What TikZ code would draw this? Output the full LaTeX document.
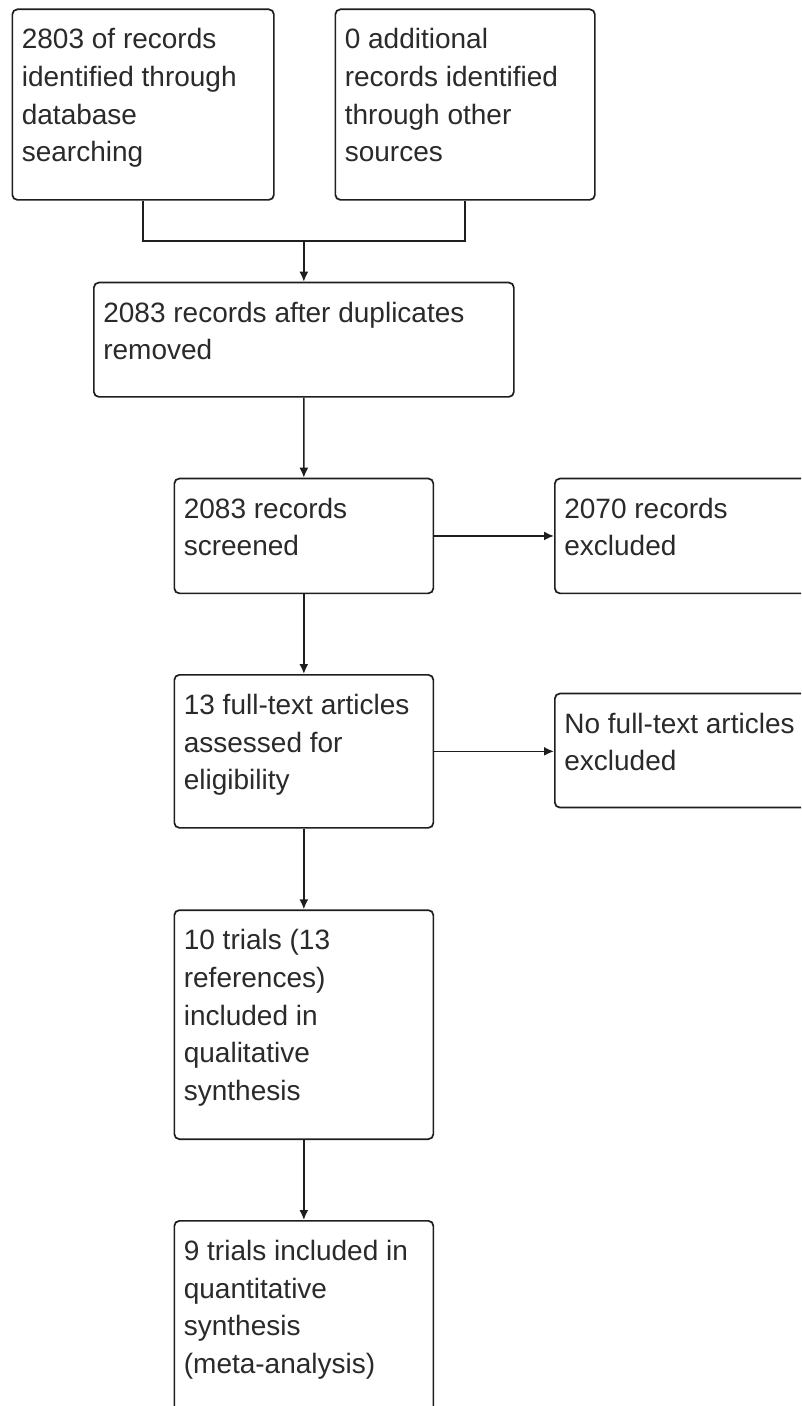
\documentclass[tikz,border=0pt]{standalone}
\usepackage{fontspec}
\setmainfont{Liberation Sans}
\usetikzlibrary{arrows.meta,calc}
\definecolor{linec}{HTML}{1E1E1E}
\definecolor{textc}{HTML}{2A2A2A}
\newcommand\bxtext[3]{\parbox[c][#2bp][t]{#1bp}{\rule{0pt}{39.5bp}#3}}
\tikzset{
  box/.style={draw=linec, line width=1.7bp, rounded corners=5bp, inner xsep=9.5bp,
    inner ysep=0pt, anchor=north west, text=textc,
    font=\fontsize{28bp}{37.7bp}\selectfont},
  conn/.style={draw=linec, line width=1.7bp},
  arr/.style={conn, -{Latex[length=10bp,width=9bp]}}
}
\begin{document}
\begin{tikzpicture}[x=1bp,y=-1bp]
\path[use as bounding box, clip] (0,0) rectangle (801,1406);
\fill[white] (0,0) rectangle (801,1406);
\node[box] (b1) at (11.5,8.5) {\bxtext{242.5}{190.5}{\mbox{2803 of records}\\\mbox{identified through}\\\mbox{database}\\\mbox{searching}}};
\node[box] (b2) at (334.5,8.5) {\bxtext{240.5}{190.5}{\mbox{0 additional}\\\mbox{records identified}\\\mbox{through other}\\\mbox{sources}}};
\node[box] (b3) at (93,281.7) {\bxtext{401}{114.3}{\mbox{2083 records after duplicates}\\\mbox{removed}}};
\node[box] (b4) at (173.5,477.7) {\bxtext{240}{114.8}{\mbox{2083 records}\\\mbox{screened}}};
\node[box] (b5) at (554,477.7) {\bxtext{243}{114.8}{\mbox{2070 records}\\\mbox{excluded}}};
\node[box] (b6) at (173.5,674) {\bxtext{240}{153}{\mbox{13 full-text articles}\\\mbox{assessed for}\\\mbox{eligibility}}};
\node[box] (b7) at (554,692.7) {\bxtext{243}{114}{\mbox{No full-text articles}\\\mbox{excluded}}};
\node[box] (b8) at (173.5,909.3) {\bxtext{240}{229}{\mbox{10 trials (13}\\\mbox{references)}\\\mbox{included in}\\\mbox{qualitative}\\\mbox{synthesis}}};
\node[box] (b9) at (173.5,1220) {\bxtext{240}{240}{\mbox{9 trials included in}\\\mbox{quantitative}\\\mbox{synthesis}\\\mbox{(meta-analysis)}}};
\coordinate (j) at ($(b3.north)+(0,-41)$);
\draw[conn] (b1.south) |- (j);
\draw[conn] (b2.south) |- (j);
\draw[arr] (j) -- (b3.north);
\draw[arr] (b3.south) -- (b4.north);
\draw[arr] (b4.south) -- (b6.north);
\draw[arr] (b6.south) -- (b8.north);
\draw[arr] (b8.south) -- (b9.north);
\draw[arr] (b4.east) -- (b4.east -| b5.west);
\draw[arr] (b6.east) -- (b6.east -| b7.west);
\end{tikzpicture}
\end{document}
---
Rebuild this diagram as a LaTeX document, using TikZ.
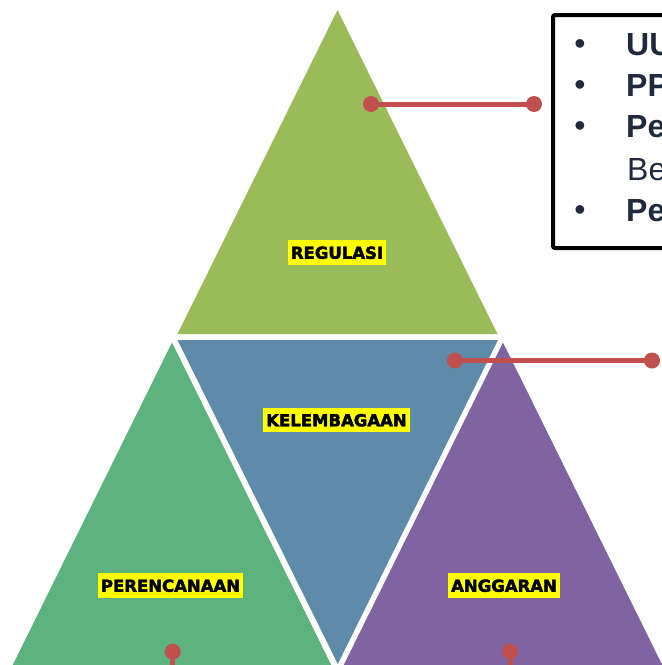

Set exercise:
Identify and copy all lines with the word "this".

Response:
What TikZ code would draw this? Output the full LaTeX document.
Rebuild this diagram as a LaTeX document, using TikZ.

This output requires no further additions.